• [Short exercise] All of the data that follows should be retyped exactly, please, except the pictures.

• [Supplied material]
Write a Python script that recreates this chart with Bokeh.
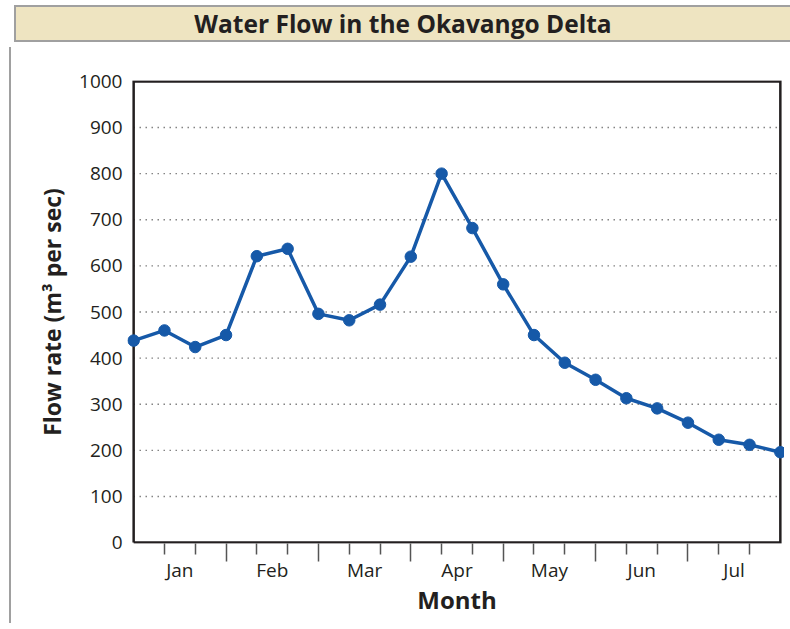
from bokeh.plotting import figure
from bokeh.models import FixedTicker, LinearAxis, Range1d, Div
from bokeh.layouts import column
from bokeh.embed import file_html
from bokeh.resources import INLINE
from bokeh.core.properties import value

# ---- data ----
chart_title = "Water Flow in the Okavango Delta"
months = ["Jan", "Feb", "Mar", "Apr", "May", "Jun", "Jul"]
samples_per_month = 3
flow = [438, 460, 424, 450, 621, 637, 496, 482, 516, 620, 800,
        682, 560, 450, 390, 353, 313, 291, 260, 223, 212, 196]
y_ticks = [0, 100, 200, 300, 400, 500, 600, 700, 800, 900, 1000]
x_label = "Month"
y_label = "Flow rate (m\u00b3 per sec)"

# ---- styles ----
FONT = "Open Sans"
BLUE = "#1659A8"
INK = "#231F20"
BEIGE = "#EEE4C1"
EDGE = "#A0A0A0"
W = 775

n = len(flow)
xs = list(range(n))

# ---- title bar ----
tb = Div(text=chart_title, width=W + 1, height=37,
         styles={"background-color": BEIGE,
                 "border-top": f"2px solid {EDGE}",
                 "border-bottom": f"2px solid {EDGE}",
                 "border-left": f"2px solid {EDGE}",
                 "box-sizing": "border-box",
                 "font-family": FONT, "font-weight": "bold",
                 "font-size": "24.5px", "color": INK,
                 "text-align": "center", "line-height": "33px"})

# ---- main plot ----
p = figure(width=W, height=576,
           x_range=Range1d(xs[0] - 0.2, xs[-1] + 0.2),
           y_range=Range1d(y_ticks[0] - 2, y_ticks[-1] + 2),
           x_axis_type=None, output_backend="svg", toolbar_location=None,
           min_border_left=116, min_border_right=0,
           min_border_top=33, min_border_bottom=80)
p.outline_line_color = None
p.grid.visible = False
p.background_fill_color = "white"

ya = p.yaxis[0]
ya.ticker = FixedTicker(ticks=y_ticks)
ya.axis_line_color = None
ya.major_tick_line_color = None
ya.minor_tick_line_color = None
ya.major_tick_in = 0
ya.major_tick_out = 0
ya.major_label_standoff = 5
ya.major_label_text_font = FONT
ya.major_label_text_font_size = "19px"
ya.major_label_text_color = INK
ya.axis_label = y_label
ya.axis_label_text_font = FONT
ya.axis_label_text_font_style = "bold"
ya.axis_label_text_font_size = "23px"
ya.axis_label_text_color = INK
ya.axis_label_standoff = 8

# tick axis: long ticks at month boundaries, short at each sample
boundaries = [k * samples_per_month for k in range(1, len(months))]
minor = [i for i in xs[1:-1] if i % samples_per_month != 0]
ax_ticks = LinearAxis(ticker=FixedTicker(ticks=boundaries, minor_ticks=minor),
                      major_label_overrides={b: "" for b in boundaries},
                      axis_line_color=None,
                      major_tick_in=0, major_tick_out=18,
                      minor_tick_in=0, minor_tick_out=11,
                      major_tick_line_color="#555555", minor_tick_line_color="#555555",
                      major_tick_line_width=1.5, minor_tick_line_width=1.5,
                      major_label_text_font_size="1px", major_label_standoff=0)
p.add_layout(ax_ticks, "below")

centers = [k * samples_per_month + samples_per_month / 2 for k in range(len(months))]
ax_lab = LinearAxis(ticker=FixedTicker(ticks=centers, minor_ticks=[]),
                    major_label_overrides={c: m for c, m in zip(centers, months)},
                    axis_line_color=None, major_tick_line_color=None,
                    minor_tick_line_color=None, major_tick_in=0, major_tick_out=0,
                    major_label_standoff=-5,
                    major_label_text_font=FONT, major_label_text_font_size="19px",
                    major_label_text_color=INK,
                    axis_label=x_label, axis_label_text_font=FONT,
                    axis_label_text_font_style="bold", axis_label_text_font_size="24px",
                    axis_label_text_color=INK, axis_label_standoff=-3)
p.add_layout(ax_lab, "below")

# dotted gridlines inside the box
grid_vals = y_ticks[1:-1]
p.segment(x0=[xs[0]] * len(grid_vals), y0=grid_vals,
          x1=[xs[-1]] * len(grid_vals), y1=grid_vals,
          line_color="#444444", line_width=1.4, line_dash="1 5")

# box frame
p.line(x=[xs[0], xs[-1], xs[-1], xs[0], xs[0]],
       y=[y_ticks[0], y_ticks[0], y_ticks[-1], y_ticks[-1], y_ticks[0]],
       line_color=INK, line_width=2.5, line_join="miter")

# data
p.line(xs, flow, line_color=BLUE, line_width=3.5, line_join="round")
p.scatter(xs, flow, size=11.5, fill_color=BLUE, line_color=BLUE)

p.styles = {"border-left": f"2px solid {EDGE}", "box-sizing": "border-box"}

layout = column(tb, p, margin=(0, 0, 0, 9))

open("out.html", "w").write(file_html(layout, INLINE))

• [Reply]
Write a Python script that recreates this chart with Bokeh.
from bokeh.plotting import figure
from bokeh.models import FixedTicker, LinearAxis, Range1d, Div
from bokeh.layouts import column
from bokeh.embed import file_html
from bokeh.resources import INLINE
from bokeh.core.properties import value

# ---- data ----
chart_title = "Water Flow in the Okavango Delta"
months = ["Jan", "Feb", "Mar", "Apr", "May", "Jun", "Jul"]
samples_per_month = 3
flow = [438, 460, 424, 450, 621, 637, 496, 482, 516, 620, 800,
        682, 560, 450, 390, 353, 313, 291, 260, 223, 212, 196]
y_ticks = [0, 100, 200, 300, 400, 500, 600, 700, 800, 900, 1000]
x_label = "Month"
y_label = "Flow rate (m\u00b3 per sec)"

# ---- styles ----
FONT = "Open Sans"
BLUE = "#1659A8"
INK = "#231F20"
BEIGE = "#EEE4C1"
EDGE = "#A0A0A0"
W = 775

n = len(flow)
xs = list(range(n))

# ---- title bar ----
tb = Div(text=chart_title, width=W + 1, height=37,
         styles={"background-color": BEIGE,
                 "border-top": f"2px solid {EDGE}",
                 "border-bottom": f"2px solid {EDGE}",
                 "border-left": f"2px solid {EDGE}",
                 "box-sizing": "border-box",
                 "font-family": FONT, "font-weight": "bold",
                 "font-size": "24.5px", "color": INK,
                 "text-align": "center", "line-height": "33px"})

# ---- main plot ----
p = figure(width=W, height=576,
           x_range=Range1d(xs[0] - 0.2, xs[-1] + 0.2),
           y_range=Range1d(y_ticks[0] - 2, y_ticks[-1] + 2),
           x_axis_type=None, output_backend="svg", toolbar_location=None,
           min_border_left=116, min_border_right=0,
           min_border_top=33, min_border_bottom=80)
p.outline_line_color = None
p.grid.visible = False
p.background_fill_color = "white"

ya = p.yaxis[0]
ya.ticker = FixedTicker(ticks=y_ticks)
ya.axis_line_color = None
ya.major_tick_line_color = None
ya.minor_tick_line_color = None
ya.major_tick_in = 0
ya.major_tick_out = 0
ya.major_label_standoff = 5
ya.major_label_text_font = FONT
ya.major_label_text_font_size = "19px"
ya.major_label_text_color = INK
ya.axis_label = y_label
ya.axis_label_text_font = FONT
ya.axis_label_text_font_style = "bold"
ya.axis_label_text_font_size = "23px"
ya.axis_label_text_color = INK
ya.axis_label_standoff = 8

# tick axis: long ticks at month boundaries, short at each sample
boundaries = [k * samples_per_month for k in range(1, len(months))]
minor = [i for i in xs[1:-1] if i % samples_per_month != 0]
ax_ticks = LinearAxis(ticker=FixedTicker(ticks=boundaries, minor_ticks=minor),
                      major_label_overrides={b: "" for b in boundaries},
                      axis_line_color=None,
                      major_tick_in=0, major_tick_out=18,
                      minor_tick_in=0, minor_tick_out=11,
                      major_tick_line_color="#555555", minor_tick_line_color="#555555",
                      major_tick_line_width=1.5, minor_tick_line_width=1.5,
                      major_label_text_font_size="1px", major_label_standoff=0)
p.add_layout(ax_ticks, "below")

centers = [k * samples_per_month + samples_per_month / 2 for k in range(len(months))]
ax_lab = LinearAxis(ticker=FixedTicker(ticks=centers, minor_ticks=[]),
                    major_label_overrides={c: m for c, m in zip(centers, months)},
                    axis_line_color=None, major_tick_line_color=None,
                    minor_tick_line_color=None, major_tick_in=0, major_tick_out=0,
                    major_label_standoff=-5,
                    major_label_text_font=FONT, major_label_text_font_size="19px",
                    major_label_text_color=INK,
                    axis_label=x_label, axis_label_text_font=FONT,
                    axis_label_text_font_style="bold", axis_label_text_font_size="24px",
                    axis_label_text_color=INK, axis_label_standoff=-3)
p.add_layout(ax_lab, "below")

# dotted gridlines inside the box
grid_vals = y_ticks[1:-1]
p.segment(x0=[xs[0]] * len(grid_vals), y0=grid_vals,
          x1=[xs[-1]] * len(grid_vals), y1=grid_vals,
          line_color="#444444", line_width=1.4, line_dash="1 5")

# box frame
p.line(x=[xs[0], xs[-1], xs[-1], xs[0], xs[0]],
       y=[y_ticks[0], y_ticks[0], y_ticks[-1], y_ticks[-1], y_ticks[0]],
       line_color=INK, line_width=2.5, line_join="miter")

# data
p.line(xs, flow, line_color=BLUE, line_width=3.5, line_join="round")
p.scatter(xs, flow, size=11.5, fill_color=BLUE, line_color=BLUE)

p.styles = {"border-left": f"2px solid {EDGE}", "box-sizing": "border-box"}

layout = column(tb, p, margin=(0, 0, 0, 9))

open("out.html", "w").write(file_html(layout, INLINE))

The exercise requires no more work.